Autor original: Fausto Rêgo
Seção original: Notícias exclusivas para a Rets
O governo federal deve anunciar nos próximos dias a criação de um conselho - com participação de ativistas índios, negros e homossexuais - para tratar da discriminação e das formas correlatas de intolerância. Essa iniciativa é resultado dos debates realizados nas reuniões preparatórias, nas quais a delegação brasileira - formada por representantes do governo e da sociedade - defendeu posições consideradas avançadas. Entre elas o reconhecimento dos povos indígenas e do conceito de discriminação sexual e a reparação histórica aos afro-descendentes.
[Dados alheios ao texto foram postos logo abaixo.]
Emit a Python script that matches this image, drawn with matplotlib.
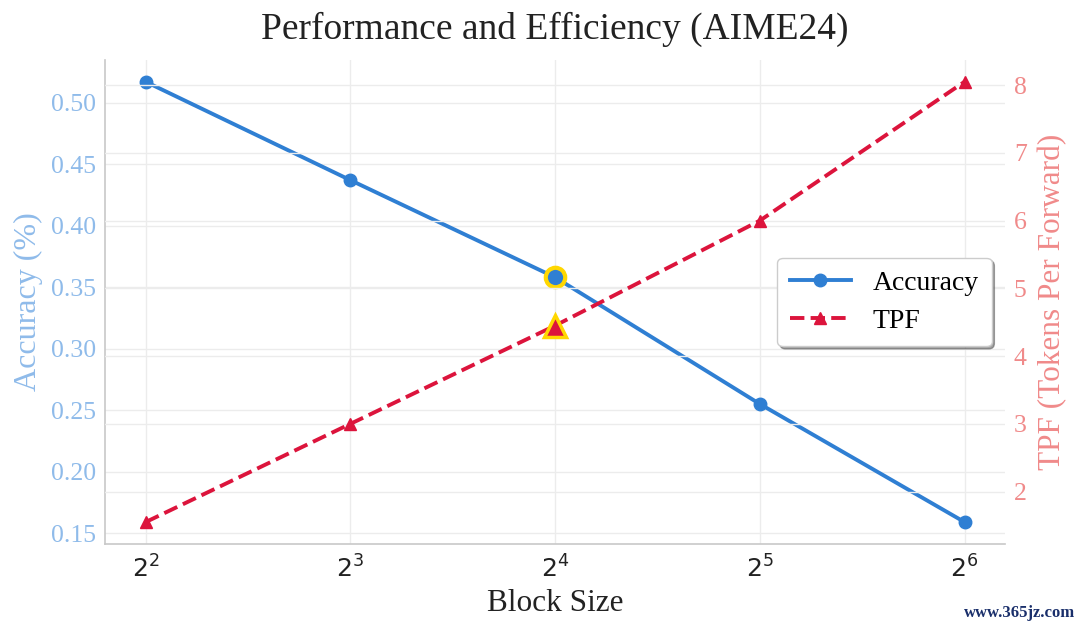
import matplotlib

matplotlib.use("Agg")
import matplotlib.pyplot as plt

# values
block_sizes = [4, 8, 16, 32, 64]
accuracy = [0.517, 0.437, 0.358, 0.255, 0.159]
tpf = [1.55, 3.0, 4.45, 6.0, 8.05]
highlight = 16

acc_color = "#2f7fd3"
tpf_color = "#dc143c"
acc_label_color = "#8fbbea"
tpf_label_color = "#f08a8a"
grid_color = "#ececec"

plt.rcParams["font.family"] = ["Liberation Serif", "DejaVu Serif"]
plt.rcParams["mathtext.fontset"] = "dejavusans"

fig = plt.figure(figsize=(10.8, 6.29), dpi=100)
ax = fig.add_axes([0.097, 0.135, 0.834, 0.77])
ax2 = ax.twinx()

ax.plot(block_sizes, accuracy, color=acc_color, lw=2.8, marker="o", ms=9,
        label="Accuracy", zorder=3)
ax2.plot(block_sizes, tpf, color=tpf_color, lw=2.8, ls="--", marker="^", ms=9,
         label="TPF", zorder=3)

# highlight the chosen block size
hi = block_sizes.index(highlight)
ax.plot([block_sizes[hi]], [accuracy[hi]], marker="o", ms=14, color=acc_color,
        mec="#ffd700", mew=3, ls="none", zorder=4)
ax2.plot([block_sizes[hi]], [tpf[hi]], marker="^", ms=16, color=tpf_color,
         mec="#ffd700", mew=2.5, ls="none", zorder=4)

ax.set_xscale("log", base=2)
ax.set_xticks(block_sizes)
ax.set_xticklabels([f"$2^{{{b.bit_length() - 1}}}$" for b in block_sizes])
ax.minorticks_off()
ax.tick_params(axis="x", labelsize=18, colors="#222222", length=0, pad=8)

ax.set_yticks([0.15, 0.20, 0.25, 0.30, 0.35, 0.40, 0.45, 0.50])
ax.yaxis.set_major_formatter(matplotlib.ticker.FormatStrFormatter("%.2f"))
ax.tick_params(axis="y", labelsize=18.5, colors=acc_label_color, length=0, pad=6)
ax2.set_yticks([2, 3, 4, 5, 6, 7, 8])
ax2.tick_params(axis="y", labelsize=18.5, colors=tpf_label_color, length=0, pad=6)

ax.set_xlabel("Block Size", fontsize=22.5, color="#222222", labelpad=5)
ax.set_ylabel("Accuracy (%)", fontsize=23, color=acc_label_color, labelpad=6)
ax2.set_ylabel("TPF (Tokens Per Forward)", fontsize=22.5, color=tpf_label_color,
               labelpad=8)
ax.set_title("Performance and Efficiency (AIME24)", fontsize=27,
             color="#222222", pad=15)

ax.grid(True, color=grid_color, lw=1)
ax2.grid(True, color=grid_color, lw=1)
ax.set_axisbelow(True)
for side in ["top", "right"]:
    ax.spines[side].set_visible(False)
for side in ["top", "right", "left", "bottom"]:
    ax2.spines[side].set_visible(False)
ax.spines["left"].set_color("#c8c8c8")
ax.spines["bottom"].set_color("#c8c8c8")
ax.spines["left"].set_linewidth(1.2)
ax.spines["bottom"].set_linewidth(1.2)

h1, l1 = ax.get_legend_handles_labels()
h2, l2 = ax2.get_legend_handles_labels()
leg = ax2.legend(h1 + h2, l1 + l2, loc="center right",
                 bbox_to_anchor=(1.0, 0.5), fontsize=20, frameon=True,
                 fancybox=True, shadow=True, borderpad=0.45, handlelength=2.2,
                 labelspacing=0.45, handletextpad=0.8)
leg.get_frame().set_edgecolor("#cccccc")

fig.text(0.995, 0.012, "www.365jz.com", ha="right", va="bottom", fontsize=12,
         color="#1a2f6b", fontweight="bold")

fig.savefig("out.png", dpi=100)
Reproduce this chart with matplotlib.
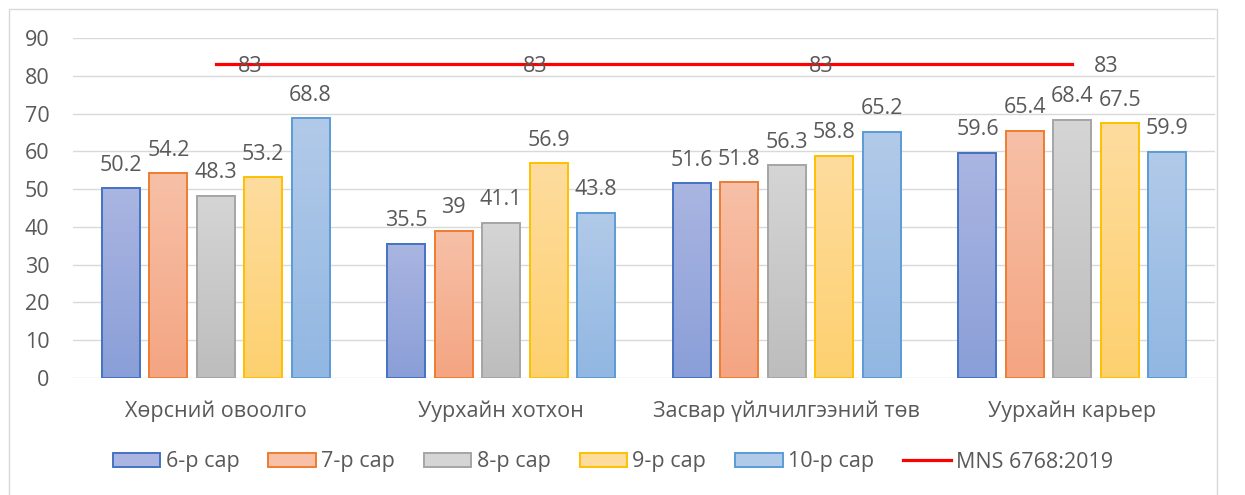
import numpy as np
import matplotlib
matplotlib.use("Agg")
import matplotlib.pyplot as plt
from matplotlib.colors import to_rgb
from matplotlib.patches import Patch, Rectangle
from matplotlib.lines import Line2D

plt.rcParams['font.family'] = ['Open Sans', 'DejaVu Sans']

categories = ["Хөрсний овоолго", "Уурхайн хотхон", "Засвар үйлчилгээний төв", "Уурхайн карьер"]
months = ["6-р сар", "7-р сар", "8-р сар", "9-р сар", "10-р сар"]
m6 = [50.2, 35.5, 51.6, 59.6]
m7 = [54.2, 39, 51.8, 65.4]
m8 = [48.3, 41.1, 56.3, 68.4]
m9 = [53.2, 56.9, 58.8, 67.5]
m10 = [68.8, 43.8, 65.2, 59.9]
standard = [83, 83, 83, 83]
std_name = "MNS 6768:2019"

series = [m6, m7, m8, m9, m10]
# (top colour, bottom colour, edge colour)
styles = [("#aab5e1", "#8a9fd8", "#4472c4"),
          ("#f7c0a7", "#f4a582", "#ed7d31"),
          ("#d5d5d5", "#bdbdbd", "#a5a5a5"),
          ("#fedc9e", "#fdd06f", "#ffc000"),
          ("#b2cae9", "#91b7e2", "#5b9bd5")]
txt = "#595959"
fs = 15.5

fig = plt.figure(figsize=(12.45, 4.95), dpi=100)
ax = fig.add_axes([73 / 1245, 1 - 378 / 495, (1215 - 73) / 1245, 340 / 495])

x = np.arange(len(categories))
step = 0.166
width = 0.133
ylim = (0, 90)

for i, vals in enumerate(series):
    top, bot, edge = styles[i]
    bars = ax.bar(x + (i - 2) * step, vals, width, facecolor="none",
                  edgecolor=edge, linewidth=1.4, zorder=3)
    grad = np.linspace(0, 1, 64)[:, None, None]
    img = (1 - grad) * np.array(to_rgb(top)) + grad * np.array(to_rgb(bot))
    for b in bars:
        ax.imshow(img, extent=[b.get_x(), b.get_x() + b.get_width(), 0, b.get_height()],
                  aspect="auto", interpolation="bilinear", zorder=2)
    ax.bar_label(bars, labels=[f"{v:g}" for v in vals], padding=9,
                 color=txt, fontsize=fs)

ax.plot(x, standard, color="#ff0000", lw=2.3, zorder=4)
for xi, v in zip(x, standard):
    ax.annotate(f"{v}", (xi, v), xytext=(22, -2), textcoords="offset pixels",
                ha="left", va="center", color=txt, fontsize=fs, zorder=5)

ax.set_xlim(-0.5, len(categories) - 0.5)
ax.set_ylim(*ylim)
ax.set_yticks(np.arange(0, 91, 10))
ax.set_xticks(x)
ax.set_xticklabels(categories)
ax.yaxis.grid(True, color="#d9d9d9", lw=1)
ax.set_axisbelow(True)
for s in ax.spines.values():
    s.set_visible(False)
ax.tick_params(axis="both", length=0, colors=txt, labelsize=fs)
ax.tick_params(axis="x", pad=16)
ax.tick_params(axis="y", pad=17)

handles = [Patch(facecolor=st[0], edgecolor=st[2], lw=1.4) for st in styles]
handles.append(Line2D([], [], color="#ff0000", lw=2.3))
fig.legend(handles, months + [std_name], loc="center", ncol=6,
           bbox_to_anchor=(613 / 1245, 1 - 462 / 495), frameon=False,
           fontsize=fs, labelcolor=txt, handlelength=2.2, handleheight=0.65,
           handletextpad=0.25, columnspacing=1.35)

fig.add_artist(Rectangle((9 / 1245, -0.1), (1217 - 9) / 1245, 1.1 - 9 / 495,
                         transform=fig.transFigure, fill=False,
                         edgecolor="#d9d9d9", lw=1))

fig.savefig("out.png", dpi=100)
As propostas brasileiras são vistas com reservas pelos próprios ativistas. Athayde Mota, coordenador de Comunicação da revista Afirma, é cético. “Não houve um processo interno de discussão forte. Além disso, o Brasil costuma ratificar as posições da ONU, mas não costuma aplicá-las. É um discurso para fora, outro para dentro”.
Athayde recorda um fato recente para justificar a sua descrença no discurso apresentado pela diplomacia brasileira: “O governo já vacilou ao não realizar no Brasil uma das reuniões preparatórias. A Conferência Regional das Américas seria aqui, mas foi cancelada na última hora, durante uma seccional em Genebra. Os delegados brasileiros alegaram que não havia interesse das organizações do país em realizar o evento, o que absolutamente não era verdade. Portanto não acredito que agora eles sejam defensores da ação afirmativa”.
Em alguns casos, a reação é de surpresa. Em entrevista ao jornal “O Globo”, a socióloga Azelene Kaingang, representante indígena, teve uma reação de espanto, pois o governo sempre temeu que o uso da expressão “povos indígenas” pudesse transformar-se em uma ameaça à soberania nacional. Para ela, no entanto, existe uma contradição. Ainda que assuma uma posição de vanguarda no cenário mundial, o Brasil não se comporta da mesma forma no âmbito interno.
Cláudio Nascimento Silva, secretário-geral da Associação Brasileira de Gays, Lésbicas e Travestis e presidente do Grupo Arco-Íris, concorda: “É necessário que essa política internacional se materialize em políticas públicas no próprio país. O Brasil está sendo visto como vanguarda, então é importante que assuma esse papel também internamente”.
Nascimento conta que o embaixador Gilberto Sabóia, secretário nacional de Direitos Humanos e um dos principais membros da representação brasileira que vai a Durban, entregou nesta semana ao presidente Fernando Henrique Cardoso um documento contendo reivindicações dos movimentos negro, homossexual e indígena. Eles desejam, por exemplo, ter participação efetiva nos órgãos responsáveis pela formulação de políticas públicas sociais.
As propostas apresentadas pelo Brasil receberam a adesão de Canadá, Argentina, Chile, Austrália, México e vários países da União Européia. Apesar do apoio, porém, a luta não deve ser fácil, particularmente em relação às conquistas pretendidas pelos homossexuais, que devem contar com forte oposição das nações islâmicas.
A partir do dia 7 de setembro, quando se encerra a Conferência, as entidades mundiais de defesa dos direitos humanos pretendem formar um grupo para monitorar o cumprimento das resoluções. “Daqui pra frente, as organizações não podem deixar a bola murchar”, conclama Athayde. “A estratégia, agora, é divulgar os resultados da participação brasileira, monitorar a ação do governo e cobrar o cumprimento da agenda”.